[Entries with chart source code]

────────────────────────────────────────

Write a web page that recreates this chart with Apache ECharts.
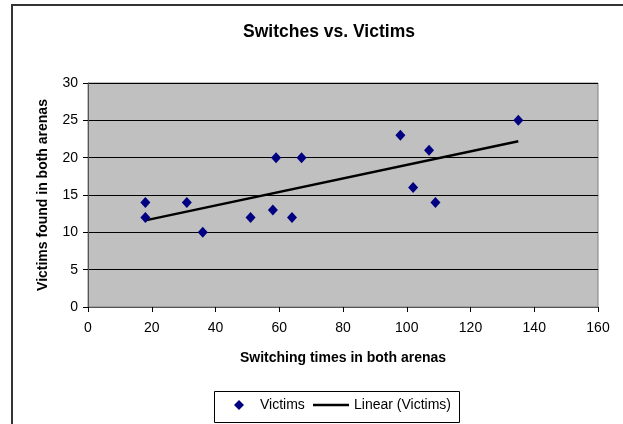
<!DOCTYPE html>
<html>
<head>
<meta charset="utf-8">
<script src="https://cdn.jsdelivr.net/npm/echarts@6/dist/echarts.min.js"></script>
<style>
html,body{margin:0;padding:0;background:#fff;}
#chart{width:623px;height:424px;}
</style>
</head>
<body>
<div id="chart"></div>
<script>
// Data
var switchTimes = [18, 18, 31, 36, 51, 58, 59, 67, 64, 98, 107, 102, 109, 135];
var victimsFound = [14, 12, 14, 10, 12, 13, 20, 20, 12, 23, 21, 16, 14, 25];
// Linear trendline endpoints as drawn in the reference
var trendX = [18, 135];
var trendY = [11.6, 22.2];
var xTicks = [0, 20, 40, 60, 80, 100, 120, 140, 160];
var yTicks = [0, 5, 10, 15, 20, 25, 30];

var scatterData = switchTimes.map(function (x, i) { return [x, victimsFound[i]]; });
var trendData = trendX.map(function (x, i) { return [x, trendY[i]]; });

var FONT = '"Liberation Sans", Arial, sans-serif';
var chart = echarts.init(document.getElementById('chart'), null, {renderer: 'canvas'});
chart.setOption({
  animation: false,
  backgroundColor: '#ffffff',
  title: {
    text: 'Switches vs. Victims',
    left: 324, top: 18, textAlign: 'center',
    textStyle: {fontFamily: FONT, fontSize: 17.5, fontWeight: 'bold', color: '#000'}
  },
  graphic: [
    {type: 'rect', shape: {x: 12, y: 5, width: 700, height: 500},
     style: {fill: 'none', stroke: '#333', lineWidth: 2}, silent: true, z: 100},
    {type: 'rect', shape: {x: 214.5, y: 391.5, width: 245, height: 31},
     style: {fill: '#fff', stroke: '#000', lineWidth: 1}, silent: true, z: 0}
  ],
  grid: {
    left: 88, top: 83, width: 510, height: 224,
    show: true, backgroundColor: '#C0C0C0', borderColor: '#808080', borderWidth: 1
  },
  xAxis: {
    type: 'value', min: 0, max: 160, interval: 20,
    name: 'Switching times in both arenas',
    nameLocation: 'middle', nameGap: 44,
    nameTextStyle: {fontFamily: FONT, fontSize: 14, fontWeight: 'bold', color: '#000'},
    axisLine: {show: true, lineStyle: {color: '#555', width: 1}},
    axisTick: {show: true, inside: false, length: 5, lineStyle: {color: '#000'}},
    axisLabel: {fontFamily: FONT, fontSize: 14, color: '#000', margin: 14,
      formatter: function (v) { return xTicks.indexOf(v) >= 0 ? String(v) : ''; }},
    splitLine: {show: false}
  },
  yAxis: {
    type: 'value', min: 0, max: 30, interval: 5,
    name: 'Victims found in both arenas',
    nameLocation: 'middle', nameGap: 38,
    nameTextStyle: {fontFamily: FONT, fontSize: 14, fontWeight: 'bold', color: '#000'},
    axisLine: {show: true, lineStyle: {color: '#555', width: 1}},
    axisTick: {show: true, inside: false, length: 5, lineStyle: {color: '#000'}},
    axisLabel: {fontFamily: FONT, fontSize: 14, color: '#000', margin: 10,
      formatter: function (v) { return yTicks.indexOf(v) >= 0 ? String(v) : ''; }},
    splitLine: {show: true, lineStyle: {color: '#000', width: 1}}
  },
  legend: [
    {
      data: [{name: 'Victims', icon: 'diamond'}],
      left: 234, top: 398, itemWidth: 10, itemHeight: 10, padding: 0,
      itemStyle: {color: '#000080', opacity: 1},
      textStyle: {fontFamily: FONT, fontSize: 14, color: '#000', padding: [0, 0, 0, 11]}
    },
    {
      data: [{name: 'Linear (Victims)', icon: 'rect'}],
      left: 313, top: 398, itemWidth: 36, itemHeight: 2.5, padding: 0,
      itemStyle: {color: '#000'},
      lineStyle: {width: 0},
      textStyle: {fontFamily: FONT, fontSize: 14, color: '#000'}
    }
  ],
  series: [
    {
      name: 'Victims', type: 'scatter', data: scatterData,
      symbol: 'diamond', symbolSize: [10, 11],
      itemStyle: {color: '#000080', opacity: 1}, z: 3
    },
    {
      name: 'Linear (Victims)', type: 'line', data: trendData,
      symbol: 'none', showSymbol: false,
      lineStyle: {color: '#000', width: 2.5},
      itemStyle: {color: '#000'}, z: 2
    }
  ]
});
</script>
</body>
</html>
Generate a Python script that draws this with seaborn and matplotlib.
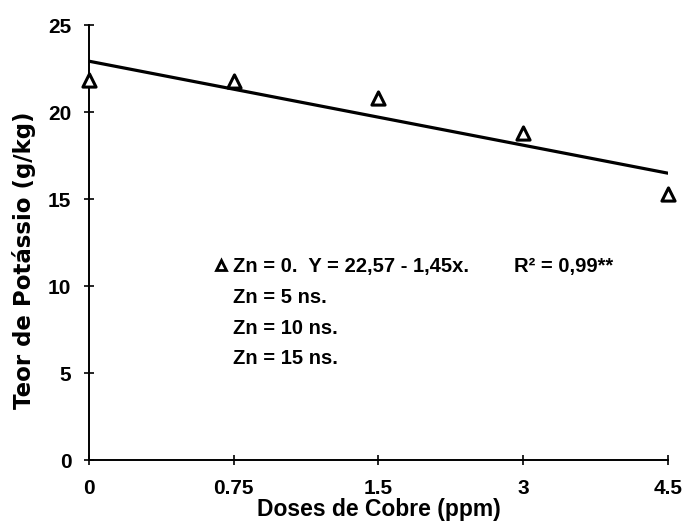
import numpy as np
import pandas as pd
import matplotlib
matplotlib.use("Agg")
import matplotlib.pyplot as plt
from matplotlib.lines import Line2D
import seaborn as sns

# Doses de cobre (ppm) shown as evenly spaced categories
doses = ["0", "0.75", "1.5", "3", "4.5"]
# Teor de potássio (g/kg) for Zn = 0
teor_k = [21.85, 21.8, 20.8, 18.8, 15.3]
y_ticks = [0, 5, 10, 15, 20, 25]
legend_lines = [
    "Zn = 0.  Y = 22,57 - 1,45x.        R² = 0,99**",
    "Zn = 5 ns.",
    "Zn = 10 ns.",
    "Zn = 15 ns.",
]


def main():
    sns.set_style("ticks")
    plt.rcParams["font.family"] = ["Liberation Sans", "DejaVu Sans"]
    plt.rcParams["text.color"] = "black"
    plt.rcParams["axes.labelcolor"] = "black"

    df = pd.DataFrame({"pos": np.arange(len(doses)), "k": teor_k})

    fig = plt.figure(figsize=(6.83, 5.24), dpi=100)
    ax = fig.add_axes([0.130, 0.122, 0.848, 0.830])

    sns.regplot(data=df, x="pos", y="k", ci=None, scatter=False, truncate=True,
                line_kws={"color": "black", "lw": 2.3}, ax=ax)
    sns.scatterplot(data=df, x="pos", y="k", marker="^", s=90, color="white",
                    edgecolor="black", linewidth=2.2, zorder=5, clip_on=False, ax=ax)

    ax.set_xlim(0, len(doses) - 1)
    ax.set_ylim(0, 25)
    ax.set_xticks(range(len(doses)))
    ax.set_xticklabels(doses)
    ax.set_yticks(y_ticks)
    sns.despine(ax=ax)
    for s in ["left", "bottom"]:
        ax.spines[s].set_linewidth(1.4)
        ax.spines[s].set_color("black")
    ax.tick_params(direction="inout", length=7, width=1.2, colors="black",
                   labelsize=15)
    ax.tick_params(axis="x", pad=10)
    ax.tick_params(axis="y", pad=9)
    for lab in ax.get_xticklabels() + ax.get_yticklabels():
        lab.set_fontweight("bold")

    ax.set_xlabel("Doses de Cobre (ppm)", fontsize=16.5, fontweight="bold", labelpad=0)
    ax.set_ylabel("Teor de Potássio (g/kg)", fontsize=16.5, fontweight="bold",
                  family="DejaVu Sans")
    ax.yaxis.set_label_coords(-0.092, 0.46)

    tri = Line2D([], [], marker="^", color="black", markerfacecolor="white",
                 markeredgewidth=2, markersize=7, linestyle="none")
    blank = Line2D([], [], linestyle="none")
    ax.legend(handles=[tri, blank, blank, blank], labels=legend_lines,
              frameon=False, loc="upper left", bbox_to_anchor=(0.205, 0.485),
              prop={"size": 14.5, "weight": "bold"}, handlelength=0.5,
              handletextpad=0.35, labelspacing=0.58, borderaxespad=0)

    fig.savefig("out.png", dpi=100)


if __name__ == "__main__":
    main()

────────────────────────────────────────

[PROBLEM DESCRIPTION] Leave out the pictures, then repeat the listing above exactly from its first line to the line with "var trendData = trendX.map(function", inclusive.

[SOLUTION TO THIS PROBLEM]
Write a web page that recreates this chart with Apache ECharts.
<!DOCTYPE html>
<html>
<head>
<meta charset="utf-8">
<script src="https://cdn.jsdelivr.net/npm/echarts@6/dist/echarts.min.js"></script>
<style>
html,body{margin:0;padding:0;background:#fff;}
#chart{width:623px;height:424px;}
</style>
</head>
<body>
<div id="chart"></div>
<script>
// Data
var switchTimes = [18, 18, 31, 36, 51, 58, 59, 67, 64, 98, 107, 102, 109, 135];
var victimsFound = [14, 12, 14, 10, 12, 13, 20, 20, 12, 23, 21, 16, 14, 25];
// Linear trendline endpoints as drawn in the reference
var trendX = [18, 135];
var trendY = [11.6, 22.2];
var xTicks = [0, 20, 40, 60, 80, 100, 120, 140, 160];
var yTicks = [0, 5, 10, 15, 20, 25, 30];

var scatterData = switchTimes.map(function (x, i) { return [x, victimsFound[i]]; });
var trendData = trendX.map(function (x, i) { return [x, trendY[i]]; });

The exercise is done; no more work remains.